* [Figure scripts]
■ ■ ■
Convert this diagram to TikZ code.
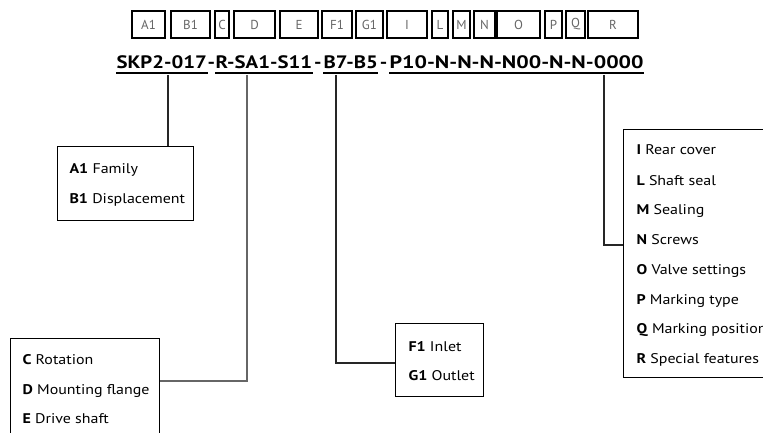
\documentclass[tikz,border=0pt]{standalone}
\usepackage{fontspec}
\setmainfont{PT Sans}
\usetikzlibrary{calc}
\newcommand{\myCodeTxt}[1]{\scalebox{1.155}[1]{#1}}
\newcommand{\myCodeLong}[1]{\scalebox{1.22}[1]{#1}}
\newcommand{\myItemTxt}[1]{\scalebox{1.14}[1]{#1}}
\begin{document}
\begin{tikzpicture}[x=1pt,y=-1pt,line width=1.1pt,
  keybox/.style={draw, inner sep=0pt, minimum height=27pt, text=black!60,
    font=\fontsize{13}{13}\selectfont},
  code/.style={anchor=base west, inner sep=0pt, font=\bfseries\fontsize{18}{18}\selectfont},
  hyph/.style={anchor=base, inner sep=0pt, font=\bfseries\fontsize{18}{18}\selectfont},
  legend/.style={draw, inner sep=0pt, anchor=north west},
  item/.style={anchor=base west, inner sep=0pt, font=\fontsize{14}{14}\selectfont},
  wire/.style={draw=black!85, line width=1.1pt}]
\clip (0,0) rectangle (763,433);
\useasboundingbox (0,0) rectangle (763,433);
% top key boxes
\foreach \n/\l/\r in {A1/132/165, B1/171/210, C/215/229, D/234/275, E/280/318,
  F1/322/352, G1/356/383, I/387/427, L/432/448, M/453/470, N/474/495,
  O/497/540, P/545/562, Q/566/585, R/588/638}{
  \pgfmathsetmacro{\w}{\r-\l}
  \node[keybox, minimum width=\w pt] (k\n) at ({(\l+\r)/2},24.5) {\n};
}
% code line
\node[code] (s1) at (116,69) {\myCodeTxt{SKP2-017}};
\node[code] (s2) at (215,69) {\myCodeTxt{R-SA1-S11}};
\node[code] (s3) at (323,69) {\myCodeTxt{B7-B5}};
\node[code] (s4) at (389,69) {\myCodeLong{P10-N-N-N-N00-N-N-0000}};
\node[hyph] (h1) at ($(s1.base east)!0.5!(s2.base west)$) {\myCodeTxt{-}};
\node[hyph] (h2) at ($(s2.base east)!0.5!(s3.base west)$) {\myCodeTxt{-}};
\node[code] (h3) at ([xshift=1pt]s3.base east) {\myCodeTxt{-}};
\foreach \s in {s1,s2,s3,s4}{
  \draw[line width=1.2pt] ([yshift=-4pt]\s.base west) -- ([yshift=-4pt]\s.base east);
}
% legend boxes
\node[legend, minimum width=136pt, minimum height=74pt] (famBox) at (57,146) {};
\node[item] (tA1) at (69,174) {\myItemTxt{\textbf{A1} Family}};
\node[item] (tB1) at (69,204) {\myItemTxt{\textbf{B1} Displacement}};

\node[legend, minimum width=149pt, minimum height=120pt] (rotBox) at (10,338) {};
\node[item] (tC) at (22,364) {\myItemTxt{\textbf{C} Rotation}};
\node[item] (tD) at (22,394) {\myItemTxt{\textbf{D} Mounting flange}};
\node[item] (tE) at (22,423) {\myItemTxt{\textbf{E} Drive shaft}};

\node[legend, minimum width=88pt, minimum height=73pt] (inBox) at (395,323) {};
\node[item] (tF1) at (408,351) {\myItemTxt{\textbf{F1} Inlet}};
\node[item] (tG1) at (408,380) {\myItemTxt{\textbf{G1} Outlet}};

\node[legend, minimum width=160pt, minimum height=248pt] (partsBox) at (623,129) {};
\node[item] (tI) at (636,155) {\myItemTxt{\textbf{I} Rear cover}};
\node[item] (tL) at (636,185) {\myItemTxt{\textbf{L} Shaft seal}};
\node[item] (tM) at (636,214) {\myItemTxt{\textbf{M} Sealing}};
\node[item] (tN) at (636,244) {\myItemTxt{\textbf{N} Screws}};
\node[item] (tO) at (636,274) {\myItemTxt{\textbf{O} Valve settings}};
\node[item] (tP) at (636,304) {\myItemTxt{\textbf{P} Marking type}};
\node[item] (tQ) at (636,333) {\myItemTxt{\textbf{Q} Marking position}};
\node[item] (tR) at (636,363) {\myItemTxt{\textbf{R} Special features}};
% connectors
\coordinate (c1) at (168,75);
\coordinate (c2) at (247,75);
\coordinate (c3) at (336,75);
\coordinate (c4) at (604,75);
\draw[wire] (c1) -- (c1 |- famBox.north);
\draw[wire, draw=black!60, line width=1.4pt] (c2) |- ([yshift=-43pt]rotBox.north east);
\draw[wire] (c3) |- ([yshift=-40pt]inBox.north west);
\draw[wire] (c4) |- ([yshift=-116pt]partsBox.north west);
\end{tikzpicture}
\end{document}
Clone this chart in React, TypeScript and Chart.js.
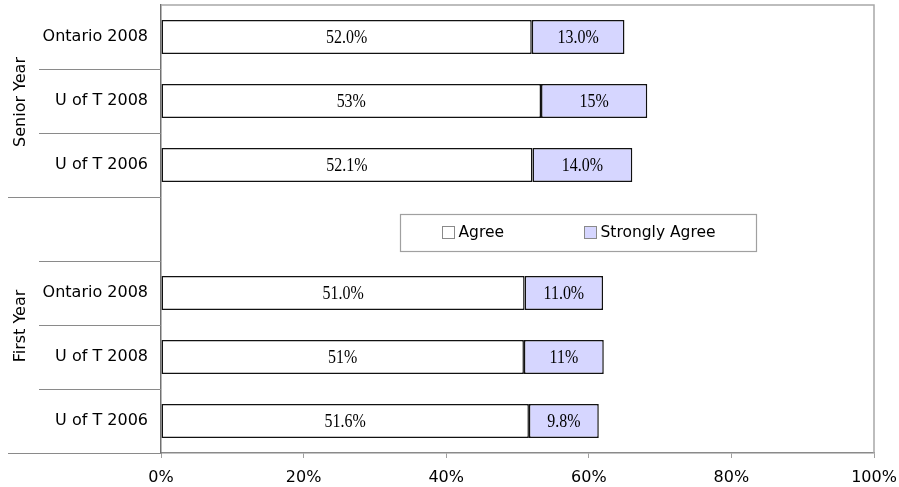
import { useEffect, useRef } from 'react';
import { Chart, registerables } from 'chart.js';

Chart.register(...registerables);

const categories = ['Ontario 2008', 'U of T 2008', 'U of T 2006', '', 'Ontario 2008', 'U of T 2008', 'U of T 2006'];
const groupNames = ['Senior Year', 'First Year'];
const groupStart = [0, 3];
const groupEnd = [2, 6];
const agreeValues = [52.0, 53.3, 52.1, null, 51.0, 50.9, 51.6];
const stronglyValues = [13.0, 14.9, 14.0, null, 11.0, 11.2, 9.8];
const agreeLabels = ['52.0%', '53%', '52.1%', '', '51.0%', '51%', '51.6%'];
const stronglyLabels = ['13.0%', '15%', '14.0%', '', '11.0%', '11%', '9.8%'];
const seriesNames = ['Agree', 'Strongly Agree'];
const seriesColors = ['#ffffff', '#d6d6ff'];
const xMin = 0;
const xMax = 100;
const xStep = 20;

const SANS = '"DejaVu Sans", sans-serif';
const SERIF = '"Liberation Serif", serif';

const decorPlugin = {
  id: 'decor',
  afterDatasetsDraw(chart: any) {
    const ctx = chart.ctx;
    const labelSets = [agreeLabels, stronglyLabels];
    ctx.save();
    ctx.font = `19px ${SERIF}`;
    ctx.fillStyle = '#000';
    ctx.textAlign = 'center';
    ctx.textBaseline = 'middle';
    chart.data.datasets.forEach((_: any, di: number) => {
      const meta = chart.getDatasetMeta(di);
      meta.data.forEach((el: any, i: number) => {
        const t = labelSets[di][i];
        if (!t) return;
        const cx = (el.x + el.base) / 2;
        ctx.save();
        ctx.translate(cx, el.y + 1);
        ctx.scale(0.84, 1);
        ctx.fillText(t, 0, 0);
        ctx.restore();
      });
    });
    ctx.restore();
  },
  afterDraw(chart: any) {
    const ctx = chart.ctx;
    const area = chart.chartArea;
    const ys = chart.scales.y;
    const xs = chart.scales.x;
    ctx.save();
    // plot border top & right
    ctx.strokeStyle = '#a8a8a8';
    ctx.lineWidth = 1.5;
    ctx.beginPath();
    ctx.moveTo(area.left, area.top);
    ctx.lineTo(area.right, area.top);
    ctx.lineTo(area.right, area.bottom);
    ctx.stroke();

    // category divider lines in the axis area
    ctx.strokeStyle = '#8a8a8a';
    ctx.lineWidth = 1;
    const n = categories.length;
    for (let i = 0; i < n; i++) {
      const y =
        i < n - 1
          ? (ys.getPixelForValue(i) + ys.getPixelForValue(i + 1)) / 2
          : area.bottom;
      const isGroupEdge = groupEnd.includes(i);
      const x0 = isGroupEdge ? 8 : 39;
      const yy = Math.round(y) + 0.5;
      ctx.beginPath();
      ctx.moveTo(x0, yy);
      ctx.lineTo(area.left, yy);
      ctx.stroke();
    }

    // group labels
    ctx.fillStyle = '#000';
    ctx.font = `16px ${SANS}`;
    ctx.textAlign = 'center';
    ctx.textBaseline = 'middle';
    groupNames.forEach((g, gi) => {
      const s = groupStart[gi];
      const e = groupEnd[gi];
      const top = s === 0 ? area.top : (ys.getPixelForValue(s - 1) + ys.getPixelForValue(s)) / 2;
      const bot = e === n - 1 ? area.bottom : (ys.getPixelForValue(e) + ys.getPixelForValue(e + 1)) / 2;
      ctx.save();
      ctx.translate(21, (top + bot) / 2 + 1);
      ctx.rotate(-Math.PI / 2);
      ctx.fillText(g, 0, 0);
      ctx.restore();
    });

    // legend
    const gapIndex = categories.indexOf('');
    const cy = ys.getPixelForValue(gapIndex) + 3;
    const lx0 = xs.getPixelForValue(33.5);
    const lx1 = xs.getPixelForValue(83.4);
    const lh = 37;
    ctx.fillStyle = '#fff';
    ctx.fillRect(lx0, cy - lh / 2, lx1 - lx0, lh);
    ctx.strokeStyle = '#a0a0a0';
    ctx.lineWidth = 1.2;
    ctx.strokeRect(Math.round(lx0) + 0.5, Math.round(cy - lh / 2) + 0.5, Math.round(lx1 - lx0), lh);
    const offsets = [42, 184];
    ctx.font = `15.5px ${SANS}`;
    ctx.textAlign = 'left';
    ctx.textBaseline = 'middle';
    seriesNames.forEach((name, i) => {
      const sx = Math.round(lx0 + offsets[i]) + 0.5;
      const sy = Math.round(cy - 6) + 0.5;
      ctx.fillStyle = seriesColors[i];
      ctx.fillRect(sx, sy, 12, 12);
      ctx.strokeStyle = '#8a8a8a';
      ctx.lineWidth = 1;
      ctx.strokeRect(sx, sy, 12, 12);
      ctx.fillStyle = '#000';
      ctx.fillText(name, sx + 16, cy + 1);
    });
    ctx.restore();
  },
};

export default function App() {
  const ref = useRef<HTMLCanvasElement | null>(null);
  useEffect(() => {
    if (!ref.current) return;
    const chart = new Chart(ref.current, {
      type: 'bar',
      data: {
        labels: categories,
        datasets: [
          {
            label: seriesNames[0],
            data: agreeValues as any,
            backgroundColor: seriesColors[0],
            borderColor: '#111',
            borderWidth: 1.5,
            borderSkipped: false,
          },
          {
            label: seriesNames[1],
            data: stronglyValues as any,
            backgroundColor: seriesColors[1],
            borderColor: '#111',
            borderWidth: 1.5,
            borderSkipped: false,
          },
        ],
      },
      options: {
        indexAxis: 'y',
        responsive: false,
        animation: false,
        categoryPercentage: 1,
        barPercentage: 0.53,
        layout: { padding: { top: 5, right: 25, left: 0, bottom: 0 } },
        plugins: {
          legend: { display: false },
          tooltip: { enabled: false },
          title: { display: false },
        },
        scales: {
          x: {
            stacked: true,
            min: xMin,
            max: xMax,
            ticks: {
              stepSize: xStep,
              callback: (v: any) => `${v}%`,
              color: '#000',
              font: { family: SANS, size: 16 },
              padding: 10,
              maxRotation: 0,
            },
            grid: {
              drawOnChartArea: false,
              drawTicks: true,
              tickLength: 5,
              color: '#a0a0a0',
            },
            border: { display: true, color: '#8a8a8a', width: 1.5 },
            afterFit: (s: any) => {
              s.height = 34;
              s.paddingLeft = 0;
              s.paddingRight = 0;
            },
          },
          y: {
            stacked: true,
            ticks: {
              color: '#000',
              font: { family: SANS, size: 16, lineHeight: 1.45 },
              padding: 13,
            },
            grid: { display: false, drawTicks: false },
            border: { display: true, color: '#707070', width: 1.5 },
            afterFit: (s: any) => {
              s.width = 161;
              s.paddingTop = 0;
              s.paddingBottom = 0;
            },
          },
        },
      },
      plugins: [decorPlugin],
    });
    return () => chart.destroy();
  }, []);
  return (
    <div style={{ position: 'fixed', left: 0, top: 0, width: 899, height: 487, background: '#fff' }}>
      <canvas ref={ref} width={899} height={487} />
    </div>
  );
}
■ ■ ■
* [Request] Exactly how many lines in the data above contain the word "this"? Respond with the number and nothing more.

* [Solution below] 2